### THE TASK
Transcribe every entry word for word, but skip the images.

### RECORDS FOR THE TASK
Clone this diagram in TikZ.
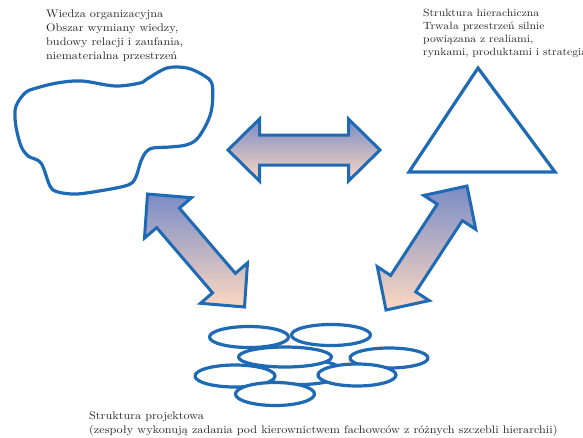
\documentclass[tikz,border=0pt]{standalone}
\usepackage{fontspec}
\setmainfont{lmroman10-regular.otf}[FakeStretch=1.11]
\usetikzlibrary{calc,shapes.geometric}

\definecolor{edgeblue}{RGB}{30,106,180}
\definecolor{shadetop}{RGB}{122,140,198}
\definecolor{shadebot}{RGB}{253,216,193}
\definecolor{inkgray}{RGB}{38,38,38}

% arrow geometry: head length, half head width, half shaft width
\def\headlen{31.5pt}
\def\headhalf{31pt}
\def\shafthalf{15pt}

\tikzset{
  outline/.style={draw=edgeblue, line width=3.2pt, line join=round},
  arrowbody/.style={draw=edgeblue, line width=3pt, line join=miter,
    top color=shadetop, bottom color=shadebot},
  team/.style={ellipse, outline, fill=white, inner sep=0pt},
  caption/.style={anchor=north west, inner sep=0pt, align=left,
    text=inkgray, font=\fontsize{11}{14}\selectfont},
}

% double-headed block arrow between two named points
\newcommand\dualarrow[2]{%
  \path[arrowbody] (#1)
    -- ($(#1)!\headlen!(#2)!\headhalf!90:(#2)$)
    -- ($(#1)!\headlen!(#2)!\shafthalf!90:(#2)$)
    -- ($(#2)!\headlen!(#1)!\shafthalf!-90:(#1)$)
    -- ($(#2)!\headlen!(#1)!\headhalf!-90:(#1)$)
    -- (#2)
    -- ($(#2)!\headlen!(#1)!\headhalf!90:(#1)$)
    -- ($(#2)!\headlen!(#1)!\shafthalf!90:(#1)$)
    -- ($(#1)!\headlen!(#2)!\shafthalf!-90:(#2)$)
    -- ($(#1)!\headlen!(#2)!\headhalf!-90:(#2)$)
    -- cycle;}

\begin{document}
\begin{tikzpicture}[x=1pt, y=-1pt]
  \useasboundingbox (0,0) rectangle (583,437);

  % organisational knowledge: irregular cloud
  \draw[outline] plot[smooth cycle, tension=0.55] coordinates {
    (18,102) (25,93) (33,89) (57,83) (82,81) (115,86) (140,83) (147,79)
    (167,68) (187,68) (203,75) (212,84) (212,107) (207,123) (197,139)
    (186,145) (170,147) (153,148) (146,152) (141,161) (137,174) (133,182)
    (125,186) (105,190) (77,194) (58,192) (50,186) (41,163) (28,156)
    (21,146) (16,127) (15,111)};
  \coordinate (cloud) at (112,135);

  % hierarchical structure: triangle
  \coordinate (hier) at (482,140);
  \draw[outline, line join=miter] (478,68) -- (409,172) -- (555,172) -- cycle;

  % project structure: overlapping team ellipses, back to front
  \node[team, minimum width=87pt, minimum height=25pt] (t8) at (300,372) {};
  \node[team, minimum width=93pt, minimum height=20pt] (t3) at (285,357) {};
  \node[team, minimum width=78pt, minimum height=20pt] (t4) at (389,358) {};
  \node[team, minimum width=79pt, minimum height=21pt] (t1) at (249,337) {};
  \node[team, minimum width=79pt, minimum height=21pt] (t2) at (331,335) {};
  \node[team, minimum width=80pt, minimum height=22pt] (t5) at (235,376) {};
  \node[team, minimum width=78pt, minimum height=22pt] (t6) at (357,375) {};
  \node[team, minimum width=79pt, minimum height=23pt] (t7) at (275,394) {};

  % arrow end points
  \coordinate (hA) at (228,150);
  \coordinate (hB) at (380,150);
  \coordinate (lA) at (147.5,194);
  \coordinate (lB) at (244.5,307);
  \coordinate (rA) at (467,186);
  \coordinate (rB) at (386,310);

  \dualarrow{hA}{hB}
  \dualarrow{lA}{lB}
  \dualarrow{rA}{rB}

  % captions
  \node[caption] (capknow) at (46,9.9)
    {Wiedza organizacyjna\\Obszar wymiany wiedzy,\\budowy relacji i zaufania,\\niematerialna przestrzeń};
  \node[caption, font=\fontsize{10.5}{13.2}\selectfont] (caphier) at (423,8.6)
    {Struktura hierachiczna\\Trwała przestrzeń silnie\\powiązana z realiami,\\rynkami, produktami i strategią};
  \node[caption] (capproj) at (89,411.4)
    {Struktura projektowa\\(zespoły wykonują zadania pod kierownictwem fachowców z różnych szczebli hierarchii)};
\end{tikzpicture}
\end{document}
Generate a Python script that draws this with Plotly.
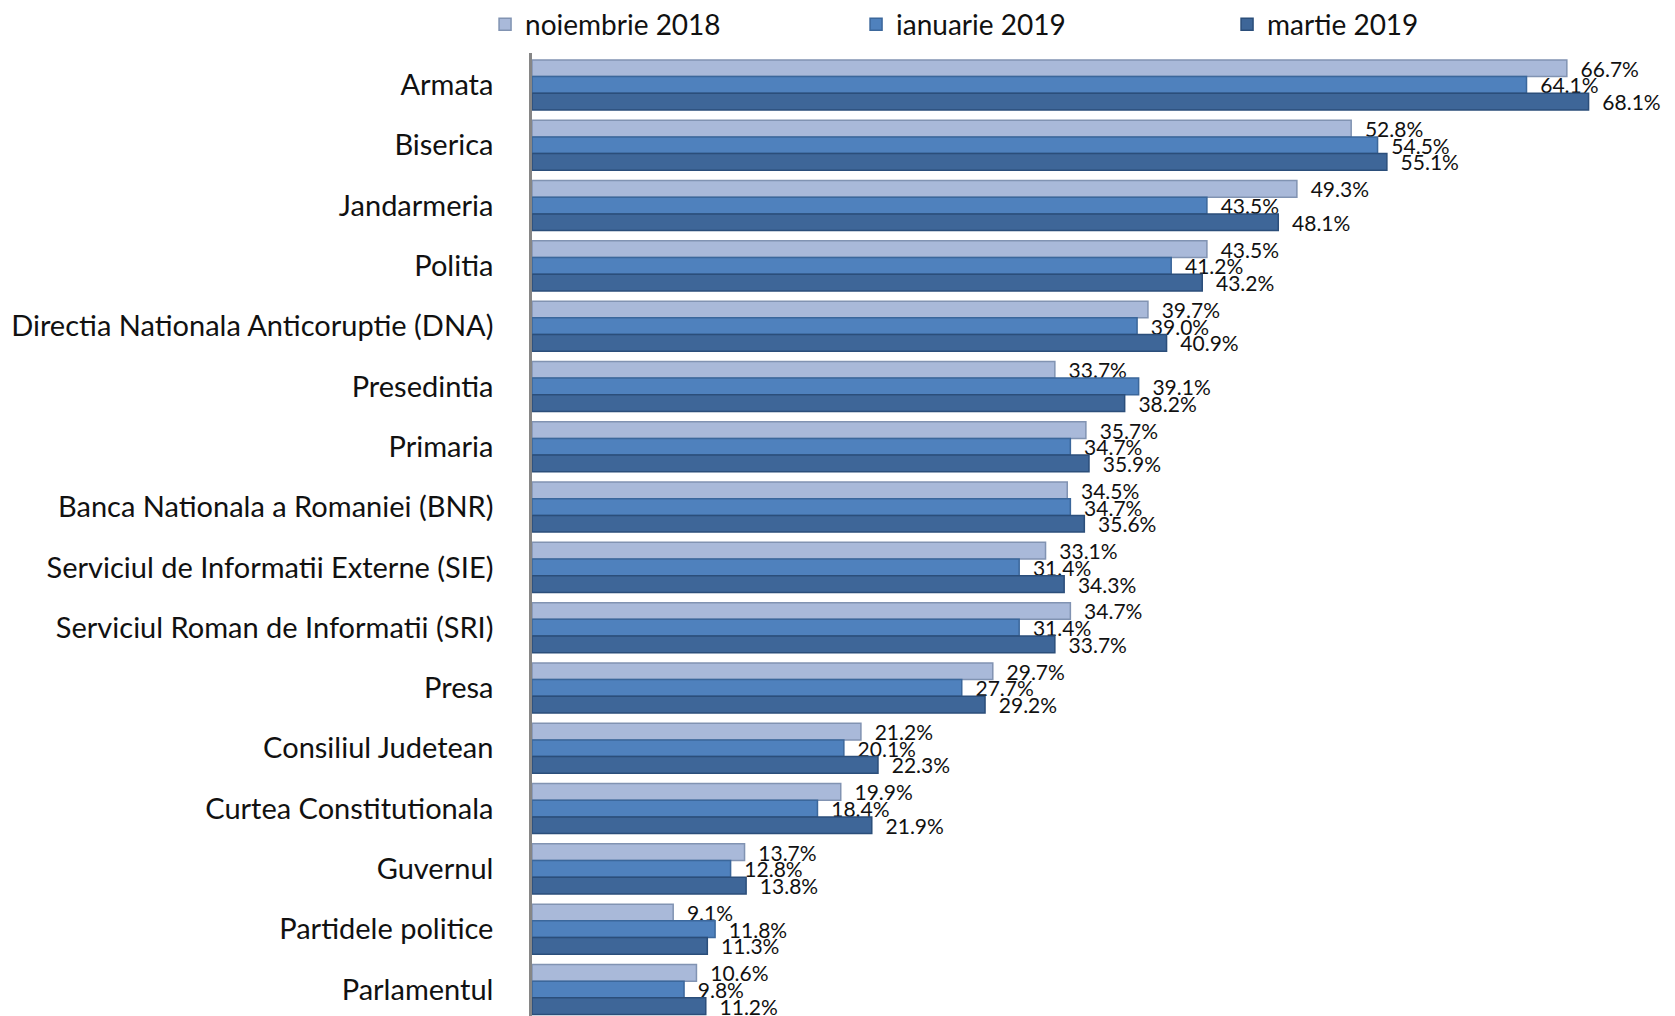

### CORRECT RESULT
Clone this diagram in TikZ.
\documentclass[tikz,border=0pt]{standalone}
\usepackage{fontspec}
\setmainfont{lmroman10-regular.otf}[FakeStretch=1.11]
\usetikzlibrary{calc,shapes.geometric}

\definecolor{edgeblue}{RGB}{30,106,180}
\definecolor{shadetop}{RGB}{122,140,198}
\definecolor{shadebot}{RGB}{253,216,193}
\definecolor{inkgray}{RGB}{38,38,38}

% arrow geometry: head length, half head width, half shaft width
\def\headlen{31.5pt}
\def\headhalf{31pt}
\def\shafthalf{15pt}

\tikzset{
  outline/.style={draw=edgeblue, line width=3.2pt, line join=round},
  arrowbody/.style={draw=edgeblue, line width=3pt, line join=miter,
    top color=shadetop, bottom color=shadebot},
  team/.style={ellipse, outline, fill=white, inner sep=0pt},
  caption/.style={anchor=north west, inner sep=0pt, align=left,
    text=inkgray, font=\fontsize{11}{14}\selectfont},
}

% double-headed block arrow between two named points
\newcommand\dualarrow[2]{%
  \path[arrowbody] (#1)
    -- ($(#1)!\headlen!(#2)!\headhalf!90:(#2)$)
    -- ($(#1)!\headlen!(#2)!\shafthalf!90:(#2)$)
    -- ($(#2)!\headlen!(#1)!\shafthalf!-90:(#1)$)
    -- ($(#2)!\headlen!(#1)!\headhalf!-90:(#1)$)
    -- (#2)
    -- ($(#2)!\headlen!(#1)!\headhalf!90:(#1)$)
    -- ($(#2)!\headlen!(#1)!\shafthalf!90:(#1)$)
    -- ($(#1)!\headlen!(#2)!\shafthalf!-90:(#2)$)
    -- ($(#1)!\headlen!(#2)!\headhalf!-90:(#2)$)
    -- cycle;}

\begin{document}
\begin{tikzpicture}[x=1pt, y=-1pt]
  \useasboundingbox (0,0) rectangle (583,437);

  % organisational knowledge: irregular cloud
  \draw[outline] plot[smooth cycle, tension=0.55] coordinates {
    (18,102) (25,93) (33,89) (57,83) (82,81) (115,86) (140,83) (147,79)
    (167,68) (187,68) (203,75) (212,84) (212,107) (207,123) (197,139)
    (186,145) (170,147) (153,148) (146,152) (141,161) (137,174) (133,182)
    (125,186) (105,190) (77,194) (58,192) (50,186) (41,163) (28,156)
    (21,146) (16,127) (15,111)};
  \coordinate (cloud) at (112,135);

  % hierarchical structure: triangle
  \coordinate (hier) at (482,140);
  \draw[outline, line join=miter] (478,68) -- (409,172) -- (555,172) -- cycle;

  % project structure: overlapping team ellipses, back to front
  \node[team, minimum width=87pt, minimum height=25pt] (t8) at (300,372) {};
  \node[team, minimum width=93pt, minimum height=20pt] (t3) at (285,357) {};
  \node[team, minimum width=78pt, minimum height=20pt] (t4) at (389,358) {};
  \node[team, minimum width=79pt, minimum height=21pt] (t1) at (249,337) {};
  \node[team, minimum width=79pt, minimum height=21pt] (t2) at (331,335) {};
  \node[team, minimum width=80pt, minimum height=22pt] (t5) at (235,376) {};
  \node[team, minimum width=78pt, minimum height=22pt] (t6) at (357,375) {};
  \node[team, minimum width=79pt, minimum height=23pt] (t7) at (275,394) {};

  % arrow end points
  \coordinate (hA) at (228,150);
  \coordinate (hB) at (380,150);
  \coordinate (lA) at (147.5,194);
  \coordinate (lB) at (244.5,307);
  \coordinate (rA) at (467,186);
  \coordinate (rB) at (386,310);

  \dualarrow{hA}{hB}
  \dualarrow{lA}{lB}
  \dualarrow{rA}{rB}

  % captions
  \node[caption] (capknow) at (46,9.9)
    {Wiedza organizacyjna\\Obszar wymiany wiedzy,\\budowy relacji i zaufania,\\niematerialna przestrzeń};
  \node[caption, font=\fontsize{10.5}{13.2}\selectfont] (caphier) at (423,8.6)
    {Struktura hierachiczna\\Trwała przestrzeń silnie\\powiązana z realiami,\\rynkami, produktami i strategią};
  \node[caption] (capproj) at (89,411.4)
    {Struktura projektowa\\(zespoły wykonują zadania pod kierownictwem fachowców z różnych szczebli hierarchii)};
\end{tikzpicture}
\end{document}
Generate a Python script that draws this with Plotly.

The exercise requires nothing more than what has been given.